Dans ce domaine, il se montre déçu par les résultats des « initiatives d’excellence (IDEX)  ».Ces grands projets devaient réunir des grandes écoles, comme Polytechnique ou Normale Sup, et des universités sous un même étendard. « Je pensais qu’on allait créer le MIT ou Harvard. Mais, à ce jour, c’est un échec, manifeste pour Paris-Saclay et réversible pour Paris-sciences-et-lettres », poursuit M. Cohen.

Et ce même si, d’une manière générale, Jean Pisani-Ferry, auteur en 2017 d’un rapport sur l’investissement pour le compte d’Emmanuel Macron, considère que le PIA « a eu un effet considérable sur les universités, en leur demandant d’élaborer une stratégie, en élargissant leurs marges de manœuvre et en allongeant leurs horizons ».

Dans l’industrie, les investissements d’avenir ont connu un raté magistral.
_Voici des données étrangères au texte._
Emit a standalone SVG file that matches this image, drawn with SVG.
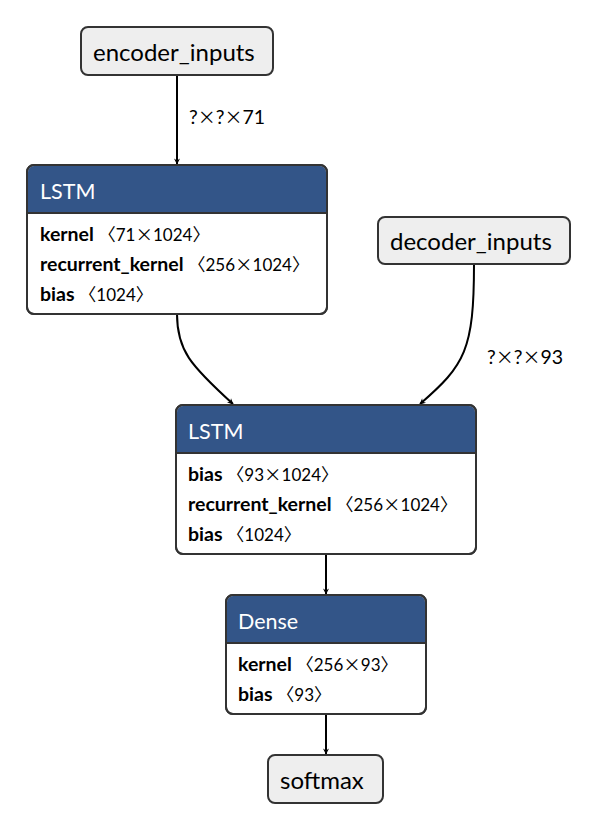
<svg xmlns="http://www.w3.org/2000/svg" width="598" height="832" viewBox="0 0 598 832">
<style>
text{font-family:"Lato","Noto Sans","Noto Sans CJK SC",sans-serif;fill:#000}
.io{fill:#eeeeee;stroke:#333;stroke-width:2}
.box{fill:#fff;stroke:#333;stroke-width:2}
.hdr{fill:#335588}
.name{font-size:24px}
.title{font-size:21.5px;fill:#fff}
.attr{font-size:17px}
.b{font-weight:bold;font-size:19.5px}
.lbl{font-size:19.5px}
.cjk{font-family:"Noto Sans CJK SC",sans-serif;font-weight:normal;font-size:17.5px}
.lbl .cjk{font-size:18px}
.edge{fill:none;stroke:#000;stroke-width:2;marker-end:url(#arr)}
</style>
<defs>
<marker id="arr" viewBox="0 0 10 10" refX="9" refY="5" markerWidth="6" markerHeight="6" markerUnits="userSpaceOnUse" orient="auto" overflow="visible">
<path d="M0,0 L10,5 L0,10 L3,5 Z" fill="#000"/>
</marker>
</defs>
<g id="connectors">
<path class="edge" d="M177,75 L177,164"/>
<path class="edge" d="M177,314 C177,350 190,365 233,404"/>
<path class="edge" d="M474,264 C474,350 465,365 420,404"/>
<path class="edge" d="M326,554 L326,594"/>
<path class="edge" d="M326,714 L326,754"/>
<text class="lbl" x="189" y="124">?<tspan class="cjk">×</tspan>?<tspan class="cjk">×</tspan>71</text>
<text class="lbl" x="487" y="364">?<tspan class="cjk">×</tspan>?<tspan class="cjk">×</tspan>93</text>
</g>
<g id="encoder_inputs">
<rect class="io" x="81" y="27" width="192" height="48" rx="7"/>
<text class="name" x="93" y="61">encoder_inputs</text>
</g>
<g id="decoder_inputs">
<rect class="io" x="378" y="217" width="192" height="47" rx="7"/>
<text class="name" x="390" y="250">decoder_inputs</text>
</g>
<g id="lstm1">
<rect class="box" x="27" y="165" width="300" height="149" rx="7"/>
<path class="hdr" d="M34,166 H320 A6,6 0 0 1 326,172 V213 H28 V172 A6,6 0 0 1 34,166 Z"/>
<line x1="27" y1="213" x2="327" y2="213" stroke="#333" stroke-width="2"/>
<rect x="27" y="165" width="300" height="149" rx="7" fill="none" stroke="#333" stroke-width="2"/>
<text class="title" x="40" y="199">LSTM</text>
<text class="attr" x="40" y="241"><tspan class="b">kernel</tspan> <tspan class="cjk">〈</tspan>71<tspan class="cjk">×</tspan>1024<tspan class="cjk">〉</tspan></text>
<text class="attr" x="40" y="271"><tspan class="b">recurrent_kernel</tspan> <tspan class="cjk">〈</tspan>256<tspan class="cjk">×</tspan>1024<tspan class="cjk">〉</tspan></text>
<text class="attr" x="40" y="301"><tspan class="b">bias</tspan> <tspan class="cjk">〈</tspan>1024<tspan class="cjk">〉</tspan></text>
</g>
<g id="lstm2">
<rect class="box" x="176" y="405" width="300" height="149" rx="7"/>
<path class="hdr" d="M183,406 H469 A6,6 0 0 1 475,412 V453 H177 V412 A6,6 0 0 1 183,406 Z"/>
<line x1="176" y1="453" x2="476" y2="453" stroke="#333" stroke-width="2"/>
<rect x="176" y="405" width="300" height="149" rx="7" fill="none" stroke="#333" stroke-width="2"/>
<text class="title" x="188" y="439">LSTM</text>
<text class="attr" x="188" y="481"><tspan class="b">bias</tspan> <tspan class="cjk">〈</tspan>93<tspan class="cjk">×</tspan>1024<tspan class="cjk">〉</tspan></text>
<text class="attr" x="188" y="511"><tspan class="b">recurrent_kernel</tspan> <tspan class="cjk">〈</tspan>256<tspan class="cjk">×</tspan>1024<tspan class="cjk">〉</tspan></text>
<text class="attr" x="188" y="541"><tspan class="b">bias</tspan> <tspan class="cjk">〈</tspan>1024<tspan class="cjk">〉</tspan></text>
</g>
<g id="dense">
<rect class="box" x="226" y="595" width="200" height="119" rx="7"/>
<path class="hdr" d="M233,596 H419 A6,6 0 0 1 425,602 V643 H227 V602 A6,6 0 0 1 233,596 Z"/>
<line x1="226" y1="643" x2="426" y2="643" stroke="#333" stroke-width="2"/>
<rect x="226" y="595" width="200" height="119" rx="7" fill="none" stroke="#333" stroke-width="2"/>
<text class="title" x="238" y="629">Dense</text>
<text class="attr" x="238" y="671"><tspan class="b">kernel</tspan> <tspan class="cjk">〈</tspan>256<tspan class="cjk">×</tspan>93<tspan class="cjk">〉</tspan></text>
<text class="attr" x="238" y="701"><tspan class="b">bias</tspan> <tspan class="cjk">〈</tspan>93<tspan class="cjk">〉</tspan></text>
</g>
<g id="softmax">
<rect class="io" x="268" y="755" width="115" height="48" rx="7"/>
<text class="name" x="280" y="789">softmax</text>
</g>
</svg>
Orange, SFR et Thales avaient perçu un total de 225 millions d’euros pour construire un « cloud souverain  », censé affranchir la France de Google, Amazon et IBM. Le projet a tourné au fiasco. Mais l’aide aux PME et à l’innovation se poursuit de manière significative. C’est Bpifrance, la banque créée en 2013 et financée par les investissements d’avenir, qui a repris le pilotage des subventions et autres prêts.

Le pilotage de cette politique a évolué au fil du temps. Le Commissariat général à l’investissement (CGI), l’organe qui centralisait les décisions sous Nicolas Sarkozy, a perdu de son pouvoir. Ce sont les ministères qui sont désormais décisionnaires. « Ce n’est pas le CGI qui gérera les crédits, ce sont les ministères et ils seront jugés au résultat  », conclut M. Pisani-Ferry.